Время приближалось к началу спектакля. По внутреннему радио объявили, что участникам спектакля пора приготовиться. Высоцкий не шелохнулся. Я спросил:
– А ты что, сегодня не играешь?
Он сказал:
– Нет.
– А зачем пришел?
Он странно на меня посмотрел:
– Как зачем? Тебя повидать.
Я смутился, потому что никак не думал, что я для него что-то значу.
А он вдруг сказал как-то очень душевно, извиняясь, как я потом подумал, за свой вопрос о «диссидентских делах», поняв, что меня обидел:
– Слушай, а что мы с тобой не видимся? Ты бы меня пригласил к себе, я бы приехал, песни попел бы. Я вот завтра улетаю в Астрахань, а приеду, и давай созвонимся и пообщаемся.
Я был смущен и польщен и собирался его пригласить. Но потом как-то засомневался. Мы все-таки не были такими уж закадычными друзьями. Гораздо ближе я в то время дружил с Окуджавой и Галичем. Я стал думать, что, может быть, предложение Володи общаться было продиктовано временным движением души. Я приглашу, ему не очень захочется, но и отказаться будет как-то неловко.
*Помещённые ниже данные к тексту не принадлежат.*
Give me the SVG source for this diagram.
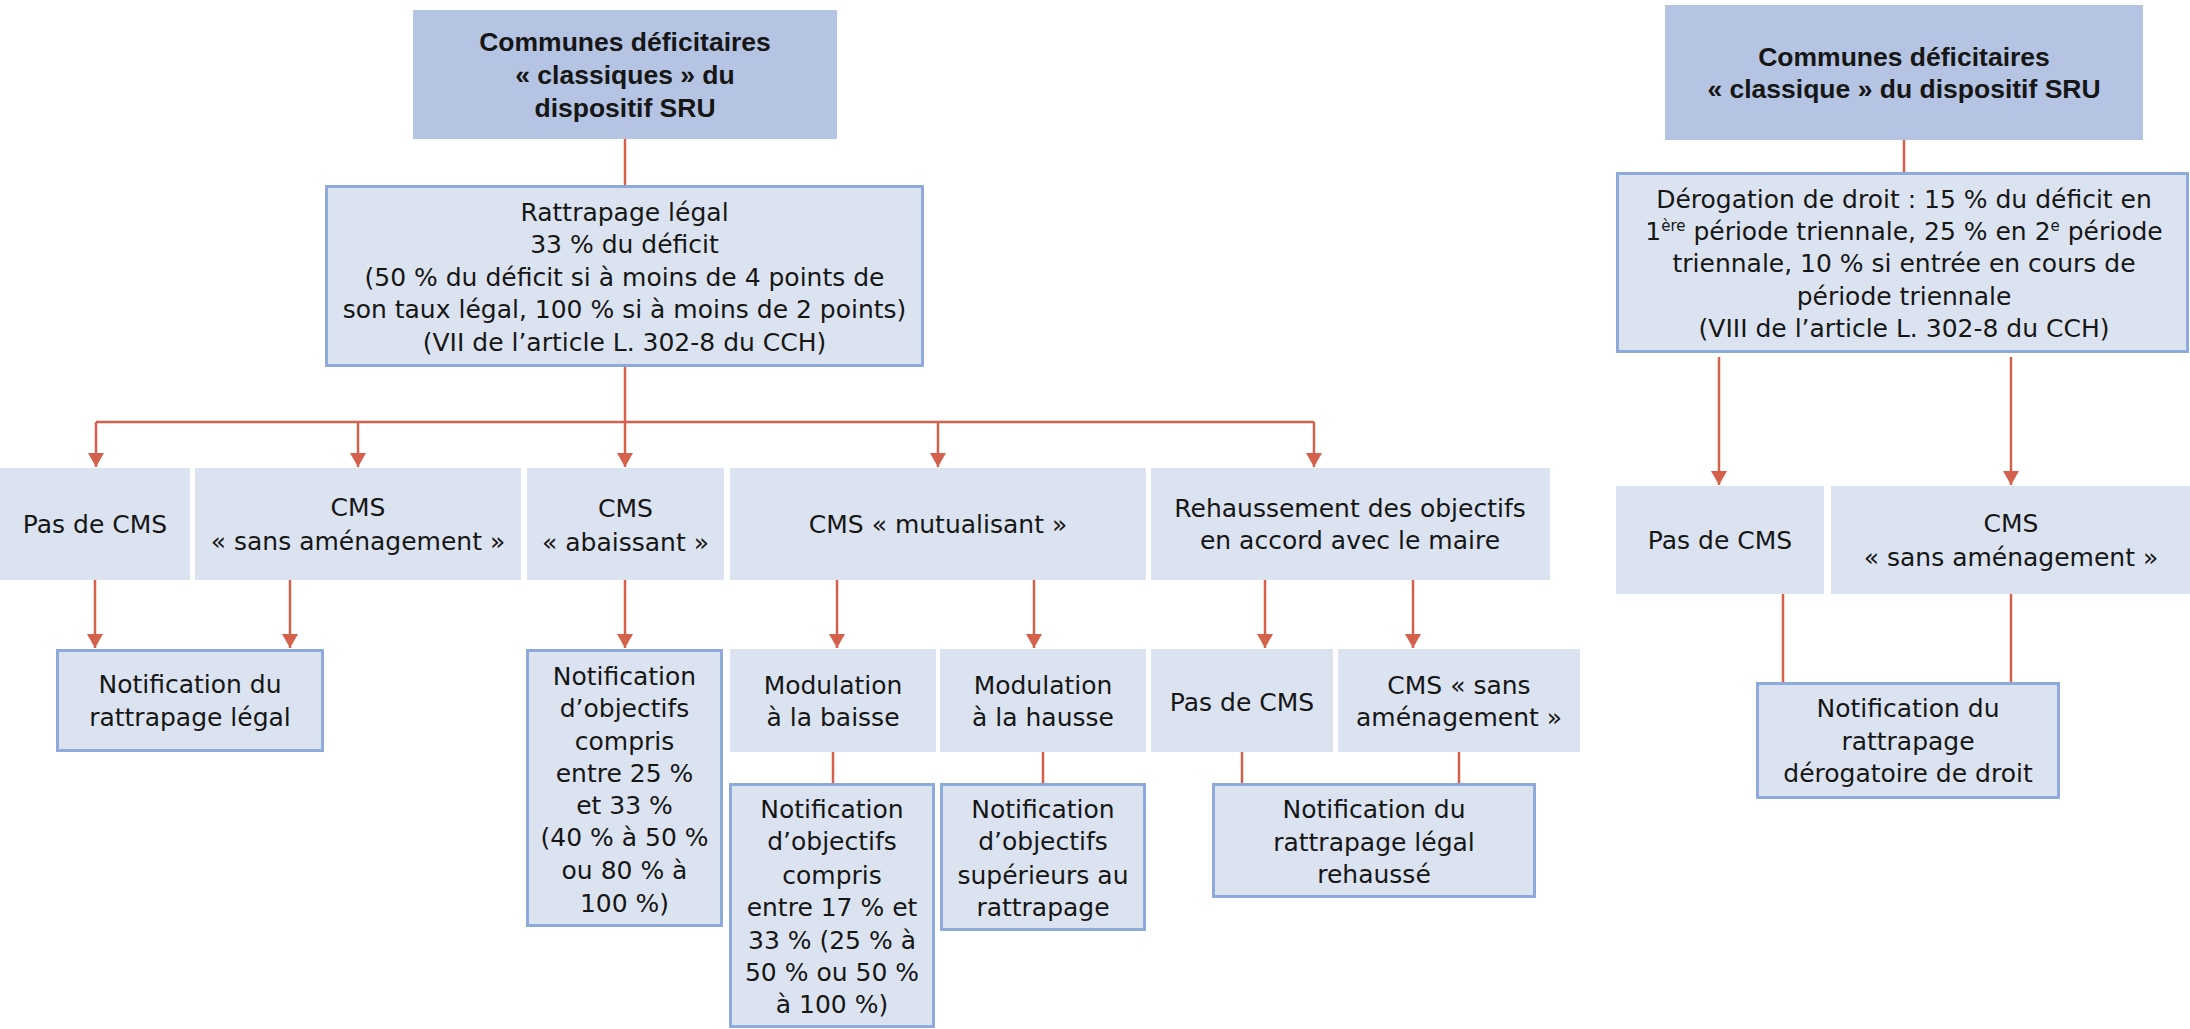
<svg xmlns="http://www.w3.org/2000/svg" width="2190" height="1029" viewBox="0 0 2190 1029">
<style>
.t{font-family:"DejaVu Sans","Noto Sans",sans-serif;font-size:25px;fill:#161616;text-anchor:middle}
.b{font-family:"Liberation Sans",Arial,sans-serif;font-weight:bold;font-size:26.5px}
.dark{fill:#b4c4e2}
.light{fill:#dbe3f0}
.bord{fill:#dbe3f0;stroke:#8eaadb;stroke-width:3}
.c{stroke:#d4614b;stroke-width:2.5;fill:none}
.sup{font-size:15px}
</style>
<defs>
<marker id="ah" markerUnits="userSpaceOnUse" markerWidth="16" markerHeight="16" refX="14" refY="8" orient="auto" viewBox="0 0 16 16">
<path d="M0,0 L14,8 L0,16 z" fill="#d4614b"/>
</marker>
</defs>
<rect width="2190" height="1029" fill="#ffffff"/>

<g id="connectors">
<path class="c" d="M625,139 V185"/>
<path class="c" d="M625,367 V422 M96,422 H1314"/>
<path class="c" marker-end="url(#ah)" d="M96,422 V467"/>
<path class="c" marker-end="url(#ah)" d="M358,422 V467"/>
<path class="c" marker-end="url(#ah)" d="M625,422 V467"/>
<path class="c" marker-end="url(#ah)" d="M938,422 V467"/>
<path class="c" marker-end="url(#ah)" d="M1314,422 V467"/>
<path class="c" marker-end="url(#ah)" d="M95,580 V648"/>
<path class="c" marker-end="url(#ah)" d="M290,580 V648"/>
<path class="c" marker-end="url(#ah)" d="M625,580 V648"/>
<path class="c" marker-end="url(#ah)" d="M837,580 V648"/>
<path class="c" marker-end="url(#ah)" d="M1034,580 V648"/>
<path class="c" marker-end="url(#ah)" d="M1265,580 V648"/>
<path class="c" marker-end="url(#ah)" d="M1413,580 V648"/>
<path class="c" d="M833,752 V783 M1043,752 V783 M1242,752 V783 M1459,752 V783"/>
<path class="c" d="M1904,140 V172"/>
<path class="c" marker-end="url(#ah)" d="M1719,357 V485"/>
<path class="c" marker-end="url(#ah)" d="M2011,357 V485"/>
<path class="c" d="M1783,594 V682 M2011,594 V682"/>
</g>

<g id="top-left">
<rect class="dark" x="413" y="10" width="424" height="129"/>
<text class="t b" x="625"><tspan x="625" y="51">Communes déficitaires</tspan><tspan x="625" y="84">« classiques » du</tspan><tspan x="625" y="117">dispositif SRU</tspan></text>
</g>

<g id="rattrapage">
<rect class="bord" x="326.5" y="186.5" width="596" height="179"/>
<text class="t"><tspan x="624.5" y="221">Rattrapage légal</tspan><tspan x="624.5" y="253">33 % du déficit</tspan><tspan x="624.5" y="286">(50 % du déficit si à moins de 4 points de</tspan><tspan x="624.5" y="318">son taux légal, 100 % si à moins de 2 points)</tspan><tspan x="624.5" y="351">(VII de l’article L. 302-8 du CCH)</tspan></text>
</g>

<g id="pas-cms">
<rect class="light" x="0" y="468" width="190" height="112"/>
<text class="t" x="95" y="533">Pas de CMS</text>
</g>

<g id="cms-sans">
<rect class="light" x="195" y="468" width="326" height="112"/>
<text class="t"><tspan x="358" y="516">CMS</tspan><tspan x="358" y="550">« sans aménagement »</tspan></text>
</g>

<g id="cms-abaissant">
<rect class="light" x="527" y="468" width="197" height="112"/>
<text class="t"><tspan x="625.5" y="517">CMS</tspan><tspan x="625.5" y="551">« abaissant »</tspan></text>
</g>

<g id="cms-mutualisant">
<rect class="light" x="730" y="468" width="416" height="112"/>
<text class="t" x="938" y="533">CMS « mutualisant »</text>
</g>

<g id="rehaussement">
<rect class="light" x="1151" y="468" width="399" height="112"/>
<text class="t"><tspan x="1350" y="517">Rehaussement des objectifs</tspan><tspan x="1350" y="549">en accord avec le maire</tspan></text>
</g>

<g id="notif-legal">
<rect class="bord" x="57.5" y="650.5" width="265" height="100"/>
<text class="t"><tspan x="190" y="693">Notification du</tspan><tspan x="190" y="726">rattrapage légal</tspan></text>
</g>

<g id="notif-abaissant">
<rect class="bord" x="527.5" y="650.5" width="194" height="275"/>
<text class="t"><tspan x="624.5" y="685">Notification</tspan><tspan x="624.5" y="717">d’objectifs</tspan><tspan x="624.5" y="750">compris</tspan><tspan x="624.5" y="782">entre 25 %</tspan><tspan x="624.5" y="814">et 33 %</tspan><tspan x="624.5" y="846">(40 % à 50 %</tspan><tspan x="624.5" y="879">ou 80 % à</tspan><tspan x="624.5" y="912">100 %)</tspan></text>
</g>

<g id="modulation-baisse">
<rect class="light" x="730" y="649" width="206" height="103"/>
<text class="t"><tspan x="833" y="694">Modulation</tspan><tspan x="833" y="726">à la baisse</tspan></text>
</g>

<g id="modulation-hausse">
<rect class="light" x="940" y="649" width="206" height="103"/>
<text class="t"><tspan x="1043" y="694">Modulation</tspan><tspan x="1043" y="726">à la hausse</tspan></text>
</g>

<g id="pas-cms-2">
<rect class="light" x="1151" y="649" width="182" height="103"/>
<text class="t" x="1242" y="711">Pas de CMS</text>
</g>

<g id="cms-sans-2">
<rect class="light" x="1338" y="649" width="242" height="103"/>
<text class="t"><tspan x="1459" y="694">CMS « sans</tspan><tspan x="1459" y="726">aménagement »</tspan></text>
</g>

<g id="notif-baisse">
<rect class="bord" x="730.5" y="784.5" width="203" height="242"/>
<text class="t"><tspan x="832" y="818">Notification</tspan><tspan x="832" y="850">d’objectifs</tspan><tspan x="832" y="884">compris</tspan><tspan x="832" y="916">entre 17 % et</tspan><tspan x="832" y="949">33 % (25 % à</tspan><tspan x="832" y="981">50 % ou 50 %</tspan><tspan x="832" y="1013">à 100 %)</tspan></text>
</g>

<g id="notif-hausse">
<rect class="bord" x="941.5" y="784.5" width="203" height="145"/>
<text class="t"><tspan x="1043" y="818">Notification</tspan><tspan x="1043" y="850">d’objectifs</tspan><tspan x="1043" y="884">supérieurs au</tspan><tspan x="1043" y="916">rattrapage</tspan></text>
</g>

<g id="notif-rehausse">
<rect class="bord" x="1213.5" y="784.5" width="321" height="112"/>
<text class="t"><tspan x="1374" y="818">Notification du</tspan><tspan x="1374" y="851">rattrapage légal</tspan><tspan x="1374" y="883">rehaussé</tspan></text>
</g>

<g id="top-right">
<rect class="dark" x="1665" y="5" width="478" height="135"/>
<text class="t b"><tspan x="1904" y="66">Communes déficitaires</tspan><tspan x="1904" y="98">« classique » du dispositif SRU</tspan></text>
</g>

<g id="derogation">
<rect class="bord" x="1617.5" y="173.5" width="570" height="178"/>
<text class="t"><tspan x="1904" y="208">Dérogation de droit : 15 % du déficit en</tspan><tspan x="1904" y="240">1<tspan class="sup" dy="-9">ère</tspan><tspan dy="9"> période triennale, 25 % en 2</tspan><tspan class="sup" dy="-9">e</tspan><tspan dy="9"> période</tspan></tspan><tspan x="1904" y="272">triennale, 10 % si entrée en cours de</tspan><tspan x="1904" y="305">période triennale</tspan><tspan x="1904" y="337">(VIII de l’article L. 302-8 du CCH)</tspan></text>
</g>

<g id="pas-cms-r">
<rect class="light" x="1616" y="486" width="208" height="108"/>
<text class="t" x="1720" y="549">Pas de CMS</text>
</g>

<g id="cms-sans-r">
<rect class="light" x="1831" y="486" width="359" height="108"/>
<text class="t"><tspan x="2011" y="532">CMS</tspan><tspan x="2011" y="566">« sans aménagement »</tspan></text>
</g>

<g id="notif-derogatoire">
<rect class="bord" x="1757.5" y="683.5" width="301" height="114"/>
<text class="t"><tspan x="1908" y="717">Notification du</tspan><tspan x="1908" y="750">rattrapage</tspan><tspan x="1908" y="782">dérogatoire de droit</tspan></text>
</g>
</svg>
Я сам от этой возможности все-таки не отказался, но решил отложить. Тем более что начинались скандальные Олимпийские игры 1980 года, из КГБ через одного посредника пришел мне намек, что мое нахождение во время игр в Москве нежелательно. Я тогда уже готовился к более дальнему отъезду, сообщил посреднику, что ставить на Олимпиаде рекордов не собираюсь, и отправился в путешествие по Карелии. Там, на даче жены моего друга, вечером 25 июля я включил всегда бывший при мне рижский приемник «Спидола», вышел на волну «Голоса Америки», надеясь услышать, что Олимпиада в мое отсутствие с треском провалилась, но сквозь треск радио услышал сообщение, что, «как передают иностранные корреспонденты, сегодня в Москве на сорок третьем году жизни скончался поэт Владимир Высоцкий».
Повторяю, я себя не числил в близких друзьях Володи, но в ту ночь у меня случился сильнейший сердечный приступ, от которого я, как мне тогда показалось, чуть не помер. И всю жизнь жалею, что тогда, когда он вернулся из Астрахани, я ему не позвонил.